Molecular modeling of full-length HPV16 E5 as a monomer and hexamer. Models of the E5 channel complex were generated by using Maestro as described in Materials and Methods. (A) E5 monomers were modeled with free-energy minimization using the Maestro program and then manually docked into a symmetrical hexameric complex. The top panel shows a side projection (two monomers showing), and the bottom panel shows a top-down projection revealing the channel lumen. (B) Residues from TM2 that are predicted to line the lumen of the channel are highlighted.

Fig 6

HPV16 FLAG-E5 exhibits mixed sensitivity to adamantane compounds in vitro but can be inhibited, in a dose-dependent manner, by a novel inhibitor. (A) The sensitivity of FLAG-E5 to adamantane drugs was assessed in vitro (1 μM FLAG-E5 displayed resistance to amantadine [denoted A] but was sensitive to rimantadine [denoted R]). DMSO and FLAG-E5 in the absence of compound (denoted C) showed background and maximum activities, respectively. Error bars represent standard deviations of the means, and the statistical significance of CF release was assessed by a one-way ANOVA compared to solvent controls and FLAG-E5 (*, P < 0.05; **, P < 0.01). (B) Effects of candidate E5 inhibitors on FLAG-E5-mediated CF release. The ability of FLAG-E5 to cause the release of CF in the presence of candidate inhibitory compounds (400 μM) was assessed in real time by fluorimetry and is represented as an initial rate. Error bars represent standard deviations of the means. (C) Dose-dependent inhibition of FLAG-E5-mediated CF release by the compound MV006, as depicted by the initial rate.
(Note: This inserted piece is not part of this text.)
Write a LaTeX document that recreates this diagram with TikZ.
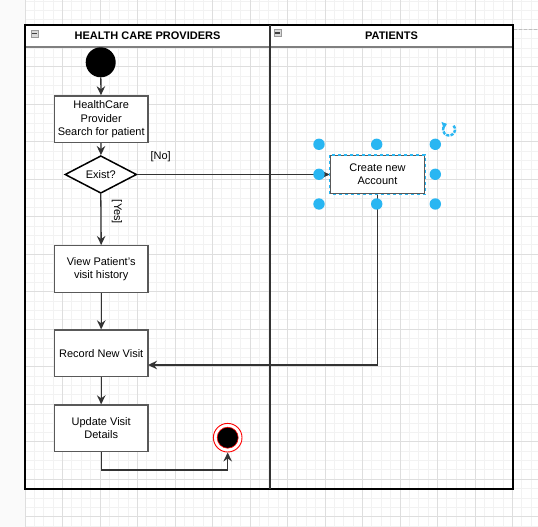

Error bars represent standard deviations of the means, and the statistical significance of CF release was assessed by a one-way ANOVA compared to the control of FLAG-E5 in the absence of compound (*, P < 0.05; ***, P < 0.001).

Fig 7

Molecular modeling of HPV16 E5 inhibitor compounds. (A) Molecular model of E5 indicating the position of the rimantadine-binding site. The binding pocket is aligned with lipophilic residues on adjacent trans-membrane domains (Ile44, Leu48, Leu45, Leu23, Leu47, Ile51, Leu48, and Ser41). The left panel shows the top view for rimantadine bound to E5. The right panel indicates a side view of rimantadine bound to E5. For simplicity, only one rimantadine molecule is shown. (B) Predicted ligand binding scores for amantadine, rimantadine, and MV006 against a hexameric E5 molecular model. (C) Comparison of the dose-dependent inhibition of FLAG-E5-mediated CF release by MV006 (black bars) and rimantadine (gray bars) highlighting the differences between the two inhibitors (***, P < 0.001).

Fig 8

Effects of a novel E5 inhibitor on melittin-mediated CF release, FLAG-E5 oligomerization, and membrane insertion. (A) MV006 does not prevent the melittin-induced release of CF from liposomes, as depicted by an endpoint analysis. Error bars represent standard deviations of the means, and the statistical significance of CF release was assessed by a one-way ANOVA compared to the melittin (M) control in the absence of compound (***, P < 0.001). Initial rates for liposomes alone (L), the DMSO solvent control (D), and Triton X-100 (T) are also shown. (B) Oligomerization of the FLAG-E5 protein. Mild detergents were tested for their abilities to induce the oligomerization of FLAG-p7 and FLAG-E5 using native PAGE. DHPC induced the oligomerization of both FLAG-p7 and FLAG-E5, whereas LMPG did not. The addition of MV006 (4 mM) did not impair FLAG-E5 oligomerization. The a asterisk indicates the detergent front. (C) Membrane association of FLAG-E5 in the presence of MV006. Anti-FLAG Western blots from fractionated discontinuous Ficoll gradients are shown from fractions 1 to 9. The presence of MV006 (4 mM) had no inhibitory effect on membrane insertion.

Fig 9

Viroporin inhibitors decrease ERK phosphorylation in E5-expressing cells. (A) HaCaT cells stably expressing HPV16 E5 or an empty plasmid were preincubated with MV006 (100 mM), rimantadine (100 mM), or the DMSO carrier for 1 h prior to stimulation with recombinant EGF (100 ng/ml). Cells were lysed, and equal amounts of protein were analyzed by SDS-PAGE. The levels of phosphorylated ERK (P-ERK) were determined by Western blotting. (B) Quantitative analysis of data from panel A using ImageJ software analysis to compare levels of phosphorylated ERK to total levels of ERK.